# START OF SUPPLIED DATA
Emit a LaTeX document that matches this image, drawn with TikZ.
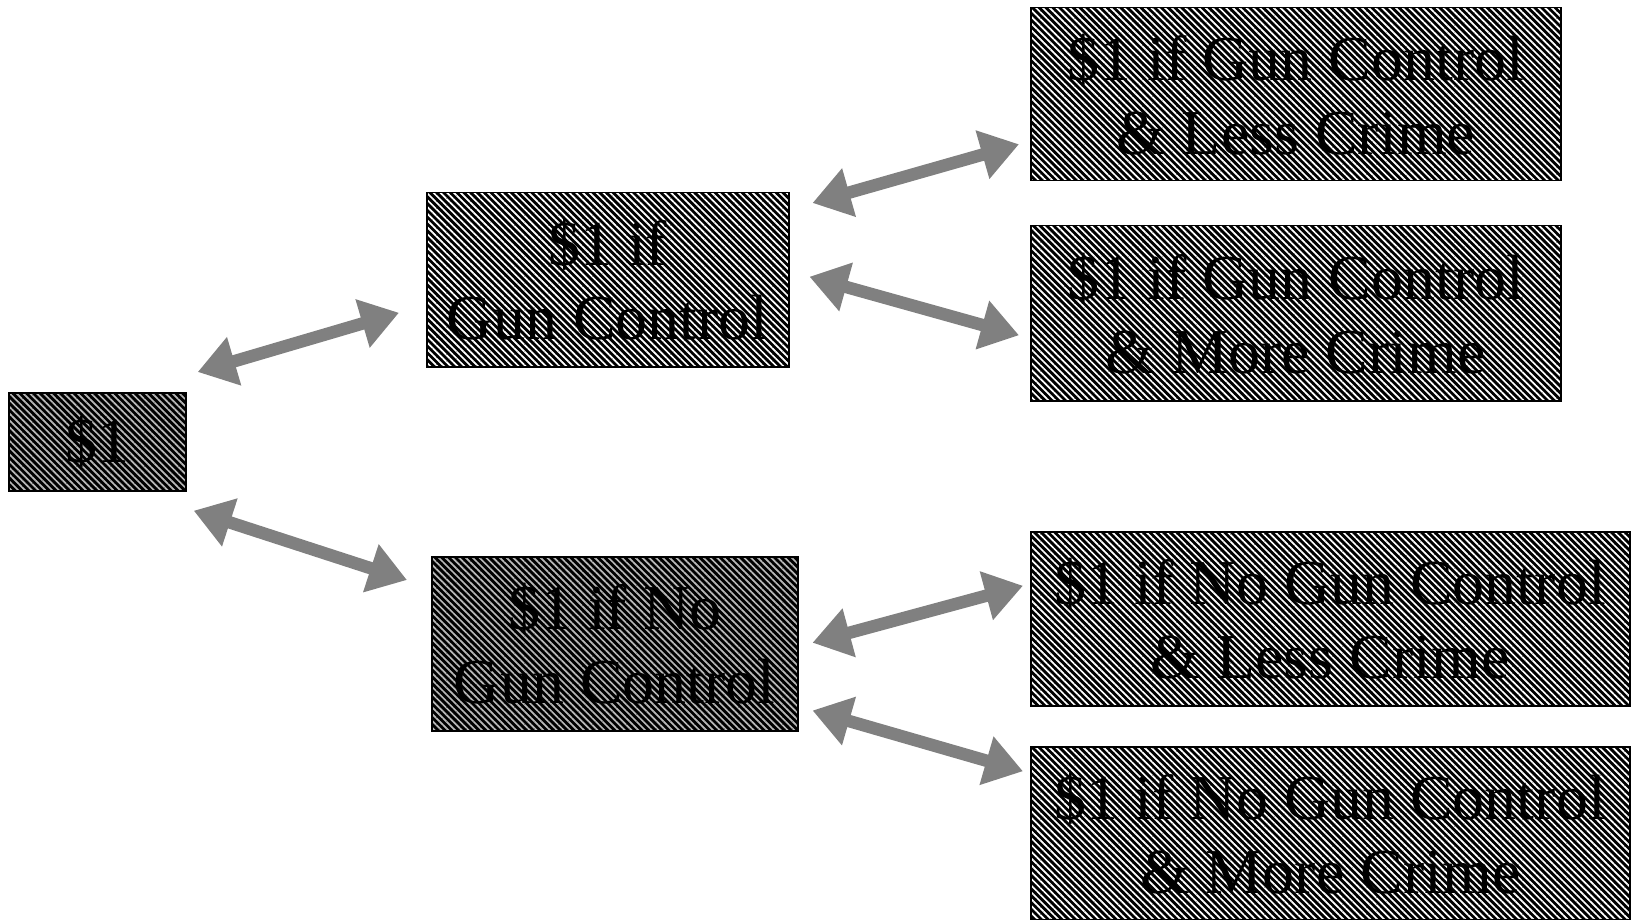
\documentclass[tikz,border=0pt]{standalone}
\usepackage{fontspec}
\setmainfont{Liberation Serif}
\usetikzlibrary{patterns.meta,arrows.meta,calc}

\tikzset{
  box/.style={draw=black, line width=1.5pt, inner sep=0pt, anchor=north west, align=center,
    preaction={fill=black},
    pattern={Lines[angle=-45,distance=4.8pt,line width=1.7pt]}, pattern color=white,
    font=\fontsize{64}{74}\selectfont},
  softbox/.style={box, pattern color=white!72!black},
  link/.style={draw=gray, line width=12.5pt, {Triangle[length=38pt,width=48pt]}-{Triangle[length=38pt,width=48pt]}}
}

\begin{document}
\begin{tikzpicture}[x=1pt,y=-1pt]
\useasboundingbox (0,0) rectangle (1631,920);

% boxes
\node[softbox, minimum width=177pt, minimum height=98pt] (one) at (8,392) {\$1};
\node[box, minimum width=362pt, minimum height=174pt] (gc) at (426,192) {\$1 if\\Gun Control};
\node[softbox, minimum width=366pt, minimum height=174pt] (ngc) at (431,556) {\$1 if No\\Gun Control};
\node[box, minimum width=530pt, minimum height=173pt] (gcl) at (1030,7) {\$1 if Gun Control\\\& Less Crime};
\node[box, minimum width=530pt, minimum height=175pt] (gcm) at (1030,225) {\$1 if Gun Control\\\& More Crime};
\node[box, minimum width=599pt, minimum height=174pt] (ngcl) at (1030,531) {\$1 if No Gun Control\\\& Less Crime};
\node[box, minimum width=599pt, minimum height=173pt] (ngcm) at (1030,746) {\$1 if No Gun Control\\\& More Crime};

% arrows
\draw[link] ($(one.north east)+(11,-20)$) -- ($(gc.west)+(-27,33)$);
\draw[link] ($(one.south east)+(7,19)$) -- ($(ngc.north west)+(-24,24)$);
\draw[link] ($(gc.north east)+(23,11)$) -- ($(gcl.west)+(-11,50)$);
\draw[link] ($(gc.east)+(20,-3)$) -- ($(gcm.west)+(-11,22)$);
\draw[link] ($(ngc.east)+(14,-1)$) -- ($(ngcl.west)+(-7,-33)$);
\draw[link] ($(ngc.south east)+(14,-21)$) -- ($(ngcm.west)+(-7,-62)$);
\end{tikzpicture}
\end{document}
# END OF SUPPLIED DATA
* [REQUIRED TASK]:
Skip the pictures, please, and transcribe only the lines from the beginning of the material through the one that contains "(0,0) rectangle (1631,920);".

* [ANSWER TO THE EXERCISE]:
Emit a LaTeX document that matches this image, drawn with TikZ.
\documentclass[tikz,border=0pt]{standalone}
\usepackage{fontspec}
\setmainfont{Liberation Serif}
\usetikzlibrary{patterns.meta,arrows.meta,calc}

\tikzset{
  box/.style={draw=black, line width=1.5pt, inner sep=0pt, anchor=north west, align=center,
    preaction={fill=black},
    pattern={Lines[angle=-45,distance=4.8pt,line width=1.7pt]}, pattern color=white,
    font=\fontsize{64}{74}\selectfont},
  softbox/.style={box, pattern color=white!72!black},
  link/.style={draw=gray, line width=12.5pt, {Triangle[length=38pt,width=48pt]}-{Triangle[length=38pt,width=48pt]}}
}

\begin{document}
\begin{tikzpicture}[x=1pt,y=-1pt]
\useasboundingbox (0,0) rectangle (1631,920);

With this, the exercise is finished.